Medical identity theft happens when someone misuses your personal identity or health insurance information to get medical services. Unlike traditional identity theft, it doesn’t require a Social Security number. All that’s needed is your name, date of birth and address. It happens frequently in the emergency room, where a hospital has to take in any emergency patient with little opportunity to verify the patient’s billing information.

While medical identity theft losses fall mostly on the health care industry and government, the research organization Poneman Institute says about 36 percent of victims in 2013 suffered out-of-pocket costs on average of $18,660 for repayments for services, legal fees and identity protection services.

Financial losses are only one problem. If you are a victim, you’ll be asked by the hospital’s billing department, Medicare or your insurer to prove you did not receive treatment. That may take months or years, and mixed medical data could cost you your life.

When people illegally use your medical identity, they also add to your medical history. The Internet makes a patient’s prior information available and updatable from anywhere in the country. A thief gets a prescription drug, treatment for a disease, a surgery or anything else and suddenly it’s on your medical record. That can interfere with your pharmacy, with diagnoses of illness and with treatment in an emergency.


• Protect your health insurance information and related paperwork, just as you would protect your financial identity information. Do not carry insurance cards with you unless needed for that particular day.
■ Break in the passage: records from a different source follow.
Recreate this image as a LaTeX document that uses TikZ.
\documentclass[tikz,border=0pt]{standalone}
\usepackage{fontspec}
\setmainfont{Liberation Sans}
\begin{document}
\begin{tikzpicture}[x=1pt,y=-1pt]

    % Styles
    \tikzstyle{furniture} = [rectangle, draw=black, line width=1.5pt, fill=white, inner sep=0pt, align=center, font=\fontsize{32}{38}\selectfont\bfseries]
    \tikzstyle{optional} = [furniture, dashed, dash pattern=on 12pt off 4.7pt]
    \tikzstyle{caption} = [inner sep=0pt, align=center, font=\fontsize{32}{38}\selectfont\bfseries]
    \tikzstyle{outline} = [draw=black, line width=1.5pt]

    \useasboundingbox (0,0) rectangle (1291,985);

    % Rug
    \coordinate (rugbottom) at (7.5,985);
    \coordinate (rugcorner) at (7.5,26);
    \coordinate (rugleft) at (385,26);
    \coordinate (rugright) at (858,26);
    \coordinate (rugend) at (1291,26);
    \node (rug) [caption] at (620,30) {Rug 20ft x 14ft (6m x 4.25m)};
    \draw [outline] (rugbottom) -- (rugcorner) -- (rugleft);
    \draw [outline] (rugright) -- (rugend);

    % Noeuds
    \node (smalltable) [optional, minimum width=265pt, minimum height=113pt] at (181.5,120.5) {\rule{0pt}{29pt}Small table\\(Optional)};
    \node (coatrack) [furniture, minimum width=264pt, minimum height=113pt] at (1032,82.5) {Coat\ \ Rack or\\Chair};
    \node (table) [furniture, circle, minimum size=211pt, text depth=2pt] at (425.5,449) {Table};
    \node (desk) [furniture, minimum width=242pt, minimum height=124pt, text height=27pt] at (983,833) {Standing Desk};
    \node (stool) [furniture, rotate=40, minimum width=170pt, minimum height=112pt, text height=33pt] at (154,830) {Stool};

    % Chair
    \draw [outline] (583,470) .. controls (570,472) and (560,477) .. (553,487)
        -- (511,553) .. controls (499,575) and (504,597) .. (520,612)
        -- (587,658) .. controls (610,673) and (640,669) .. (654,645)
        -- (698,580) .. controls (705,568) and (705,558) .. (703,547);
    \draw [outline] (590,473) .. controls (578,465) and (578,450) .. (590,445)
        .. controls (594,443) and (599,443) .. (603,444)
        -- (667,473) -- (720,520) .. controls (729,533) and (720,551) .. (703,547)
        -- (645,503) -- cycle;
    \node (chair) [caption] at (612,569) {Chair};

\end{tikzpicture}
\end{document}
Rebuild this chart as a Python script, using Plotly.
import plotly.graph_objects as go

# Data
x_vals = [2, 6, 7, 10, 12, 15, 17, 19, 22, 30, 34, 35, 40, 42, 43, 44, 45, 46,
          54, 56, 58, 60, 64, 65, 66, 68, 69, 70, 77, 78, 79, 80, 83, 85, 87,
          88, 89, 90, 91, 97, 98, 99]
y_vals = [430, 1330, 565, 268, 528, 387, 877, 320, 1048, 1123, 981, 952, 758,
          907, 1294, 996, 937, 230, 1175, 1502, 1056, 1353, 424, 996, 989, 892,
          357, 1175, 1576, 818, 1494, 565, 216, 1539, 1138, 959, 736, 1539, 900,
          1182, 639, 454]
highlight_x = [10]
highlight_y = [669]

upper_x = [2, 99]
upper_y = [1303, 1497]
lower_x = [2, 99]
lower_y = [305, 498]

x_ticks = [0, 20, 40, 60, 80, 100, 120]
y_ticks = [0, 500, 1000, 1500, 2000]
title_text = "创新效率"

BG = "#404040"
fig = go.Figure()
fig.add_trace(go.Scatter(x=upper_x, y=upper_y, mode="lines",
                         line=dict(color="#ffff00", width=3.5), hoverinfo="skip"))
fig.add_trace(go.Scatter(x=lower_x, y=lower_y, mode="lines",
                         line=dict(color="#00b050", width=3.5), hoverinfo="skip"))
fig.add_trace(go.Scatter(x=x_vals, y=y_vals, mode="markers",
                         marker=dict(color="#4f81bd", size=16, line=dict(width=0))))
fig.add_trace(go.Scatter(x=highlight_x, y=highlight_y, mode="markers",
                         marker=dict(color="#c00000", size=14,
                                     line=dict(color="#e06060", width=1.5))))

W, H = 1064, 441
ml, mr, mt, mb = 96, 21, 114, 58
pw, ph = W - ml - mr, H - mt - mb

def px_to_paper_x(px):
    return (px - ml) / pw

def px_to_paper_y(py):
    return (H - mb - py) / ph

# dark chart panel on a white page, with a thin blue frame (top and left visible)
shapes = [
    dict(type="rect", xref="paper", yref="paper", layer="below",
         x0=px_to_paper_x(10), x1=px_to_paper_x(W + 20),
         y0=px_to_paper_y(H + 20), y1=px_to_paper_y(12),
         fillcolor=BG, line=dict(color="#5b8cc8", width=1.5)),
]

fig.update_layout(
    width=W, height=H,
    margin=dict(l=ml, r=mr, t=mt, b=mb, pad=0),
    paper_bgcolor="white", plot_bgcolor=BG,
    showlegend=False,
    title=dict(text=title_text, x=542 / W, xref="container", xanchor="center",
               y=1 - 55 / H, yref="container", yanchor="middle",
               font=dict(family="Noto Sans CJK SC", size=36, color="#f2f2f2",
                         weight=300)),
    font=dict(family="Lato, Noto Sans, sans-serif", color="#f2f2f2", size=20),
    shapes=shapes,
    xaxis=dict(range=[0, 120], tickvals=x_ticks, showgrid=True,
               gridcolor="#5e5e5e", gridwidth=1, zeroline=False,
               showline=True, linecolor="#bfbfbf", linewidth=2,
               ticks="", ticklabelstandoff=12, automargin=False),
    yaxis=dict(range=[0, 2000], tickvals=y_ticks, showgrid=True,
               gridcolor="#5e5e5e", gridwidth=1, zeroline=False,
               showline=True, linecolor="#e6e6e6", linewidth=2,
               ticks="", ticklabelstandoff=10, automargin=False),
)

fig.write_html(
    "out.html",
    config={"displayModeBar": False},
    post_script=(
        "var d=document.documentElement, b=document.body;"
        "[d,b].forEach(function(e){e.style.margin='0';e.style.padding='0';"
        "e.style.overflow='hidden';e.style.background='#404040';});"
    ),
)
Store them in a safe place.

• Check with your health insurer regularly to make sure your records do not show payments for medical services you never received.

• Avoid offers of “free” or “low-cost medical services” that ask for health insurance details or other sensitive information unless you check into the provider first.
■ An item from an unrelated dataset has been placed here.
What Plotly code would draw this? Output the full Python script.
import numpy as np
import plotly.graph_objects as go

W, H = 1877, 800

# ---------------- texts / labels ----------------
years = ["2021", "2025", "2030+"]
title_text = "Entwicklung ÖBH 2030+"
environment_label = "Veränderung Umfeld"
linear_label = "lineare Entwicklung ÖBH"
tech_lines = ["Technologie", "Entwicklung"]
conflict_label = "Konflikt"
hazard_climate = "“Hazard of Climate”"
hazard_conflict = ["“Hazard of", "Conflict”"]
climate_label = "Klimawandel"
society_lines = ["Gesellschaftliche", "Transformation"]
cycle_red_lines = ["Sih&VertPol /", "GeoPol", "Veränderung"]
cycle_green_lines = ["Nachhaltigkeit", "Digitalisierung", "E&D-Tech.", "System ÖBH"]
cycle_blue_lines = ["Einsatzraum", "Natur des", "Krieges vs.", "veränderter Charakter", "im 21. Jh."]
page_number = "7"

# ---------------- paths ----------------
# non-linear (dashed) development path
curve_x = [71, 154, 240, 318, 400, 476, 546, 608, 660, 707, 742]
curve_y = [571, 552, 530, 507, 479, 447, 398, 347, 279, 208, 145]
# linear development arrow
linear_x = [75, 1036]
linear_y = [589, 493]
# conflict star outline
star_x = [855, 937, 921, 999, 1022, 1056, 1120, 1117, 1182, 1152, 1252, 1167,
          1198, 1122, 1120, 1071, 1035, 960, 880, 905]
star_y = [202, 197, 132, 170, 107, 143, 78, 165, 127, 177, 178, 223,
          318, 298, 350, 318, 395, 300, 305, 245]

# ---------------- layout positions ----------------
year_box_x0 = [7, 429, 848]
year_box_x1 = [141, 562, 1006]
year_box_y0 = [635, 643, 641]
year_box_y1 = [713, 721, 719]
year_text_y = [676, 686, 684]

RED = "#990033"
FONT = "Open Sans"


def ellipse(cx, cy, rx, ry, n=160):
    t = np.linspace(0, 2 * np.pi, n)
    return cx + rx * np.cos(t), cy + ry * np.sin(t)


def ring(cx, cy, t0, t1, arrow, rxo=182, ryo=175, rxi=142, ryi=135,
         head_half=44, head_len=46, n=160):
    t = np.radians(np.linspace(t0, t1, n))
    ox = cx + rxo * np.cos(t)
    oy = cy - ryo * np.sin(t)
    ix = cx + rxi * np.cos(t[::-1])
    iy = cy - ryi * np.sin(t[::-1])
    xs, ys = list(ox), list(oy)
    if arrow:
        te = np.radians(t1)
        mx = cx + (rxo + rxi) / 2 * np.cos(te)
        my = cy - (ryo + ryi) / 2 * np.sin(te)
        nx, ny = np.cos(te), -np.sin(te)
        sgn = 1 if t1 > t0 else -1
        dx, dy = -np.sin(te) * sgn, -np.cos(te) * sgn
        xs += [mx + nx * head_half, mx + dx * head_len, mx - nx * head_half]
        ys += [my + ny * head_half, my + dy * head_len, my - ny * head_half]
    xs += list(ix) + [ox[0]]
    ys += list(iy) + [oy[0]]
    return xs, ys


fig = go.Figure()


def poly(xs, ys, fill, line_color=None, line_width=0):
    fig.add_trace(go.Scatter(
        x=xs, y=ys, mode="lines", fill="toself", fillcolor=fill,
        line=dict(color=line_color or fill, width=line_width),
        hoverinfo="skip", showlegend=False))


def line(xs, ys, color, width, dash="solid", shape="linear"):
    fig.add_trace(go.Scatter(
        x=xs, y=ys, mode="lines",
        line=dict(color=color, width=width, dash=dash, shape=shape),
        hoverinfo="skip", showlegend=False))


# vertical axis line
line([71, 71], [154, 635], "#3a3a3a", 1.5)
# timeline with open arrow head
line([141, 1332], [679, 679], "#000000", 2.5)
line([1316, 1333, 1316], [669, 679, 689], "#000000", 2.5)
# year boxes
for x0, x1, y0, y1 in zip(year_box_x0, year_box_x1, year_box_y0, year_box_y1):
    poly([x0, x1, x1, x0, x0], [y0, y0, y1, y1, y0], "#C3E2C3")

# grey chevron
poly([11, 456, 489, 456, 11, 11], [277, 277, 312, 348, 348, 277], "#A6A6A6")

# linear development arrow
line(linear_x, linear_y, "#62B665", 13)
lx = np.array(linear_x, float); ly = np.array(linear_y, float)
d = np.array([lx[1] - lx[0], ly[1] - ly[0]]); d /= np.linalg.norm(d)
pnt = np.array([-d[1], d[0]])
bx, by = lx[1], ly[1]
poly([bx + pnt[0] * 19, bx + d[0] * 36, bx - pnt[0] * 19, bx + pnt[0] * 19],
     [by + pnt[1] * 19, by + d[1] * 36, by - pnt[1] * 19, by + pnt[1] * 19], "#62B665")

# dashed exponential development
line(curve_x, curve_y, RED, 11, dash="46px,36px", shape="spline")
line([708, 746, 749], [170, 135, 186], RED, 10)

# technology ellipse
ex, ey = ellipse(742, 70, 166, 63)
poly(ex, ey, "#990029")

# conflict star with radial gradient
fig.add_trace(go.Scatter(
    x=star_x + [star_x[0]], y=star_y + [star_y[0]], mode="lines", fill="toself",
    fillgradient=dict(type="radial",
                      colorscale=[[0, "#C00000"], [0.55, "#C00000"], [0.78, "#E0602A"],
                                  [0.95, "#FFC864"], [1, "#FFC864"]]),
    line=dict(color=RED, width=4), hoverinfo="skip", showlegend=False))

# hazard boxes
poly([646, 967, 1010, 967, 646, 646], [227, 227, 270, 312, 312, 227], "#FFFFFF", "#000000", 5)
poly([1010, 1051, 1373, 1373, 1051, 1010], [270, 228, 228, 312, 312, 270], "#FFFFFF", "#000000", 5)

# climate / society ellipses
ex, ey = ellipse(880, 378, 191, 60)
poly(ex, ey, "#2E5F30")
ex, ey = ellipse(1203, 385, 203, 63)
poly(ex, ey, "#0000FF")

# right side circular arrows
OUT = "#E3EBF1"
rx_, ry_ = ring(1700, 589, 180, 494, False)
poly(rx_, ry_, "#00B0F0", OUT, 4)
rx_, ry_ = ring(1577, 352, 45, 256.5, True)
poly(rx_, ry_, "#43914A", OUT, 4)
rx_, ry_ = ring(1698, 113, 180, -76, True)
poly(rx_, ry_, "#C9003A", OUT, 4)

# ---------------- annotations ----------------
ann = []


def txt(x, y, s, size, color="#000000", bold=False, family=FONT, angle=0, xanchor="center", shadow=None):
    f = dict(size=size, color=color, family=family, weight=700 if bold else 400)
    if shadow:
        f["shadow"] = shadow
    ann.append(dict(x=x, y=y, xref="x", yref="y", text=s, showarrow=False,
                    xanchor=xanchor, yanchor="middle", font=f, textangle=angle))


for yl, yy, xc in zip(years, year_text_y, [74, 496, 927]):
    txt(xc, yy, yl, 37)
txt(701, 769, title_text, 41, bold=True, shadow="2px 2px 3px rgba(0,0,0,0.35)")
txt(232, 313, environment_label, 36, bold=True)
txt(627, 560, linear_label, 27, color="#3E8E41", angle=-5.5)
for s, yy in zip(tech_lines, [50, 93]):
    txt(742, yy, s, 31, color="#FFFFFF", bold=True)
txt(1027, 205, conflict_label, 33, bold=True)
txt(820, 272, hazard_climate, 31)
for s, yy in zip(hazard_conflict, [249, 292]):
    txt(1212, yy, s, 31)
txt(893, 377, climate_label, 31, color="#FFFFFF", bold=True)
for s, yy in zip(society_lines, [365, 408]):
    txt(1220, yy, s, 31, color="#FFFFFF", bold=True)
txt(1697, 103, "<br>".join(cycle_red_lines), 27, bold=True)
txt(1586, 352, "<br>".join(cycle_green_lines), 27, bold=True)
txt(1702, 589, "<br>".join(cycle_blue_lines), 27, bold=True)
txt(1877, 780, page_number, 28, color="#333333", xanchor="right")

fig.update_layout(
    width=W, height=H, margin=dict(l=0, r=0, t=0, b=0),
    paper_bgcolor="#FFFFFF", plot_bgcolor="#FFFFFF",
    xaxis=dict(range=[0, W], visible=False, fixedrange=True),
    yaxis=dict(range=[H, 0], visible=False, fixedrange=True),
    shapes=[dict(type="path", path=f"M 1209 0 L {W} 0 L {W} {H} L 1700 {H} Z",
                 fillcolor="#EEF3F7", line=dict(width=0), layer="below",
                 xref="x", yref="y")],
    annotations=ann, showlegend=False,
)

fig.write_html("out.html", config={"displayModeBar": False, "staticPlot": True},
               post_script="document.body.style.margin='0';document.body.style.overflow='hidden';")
If you find out you are a victim of medical identity theft, file a report with your local police department. Tell police all the information you know. Next, talk with the hospital or urgent care center that provided treatment, giving them proof you were not treated.

Contact your insurance provider or Medicare and obtain an update on your insurance billing information. Make sure to detail in writing how you discovered the theft and the dates you began researching it. Some medical providers require forms, but it’s a good idea to write down what happened and keep a copy.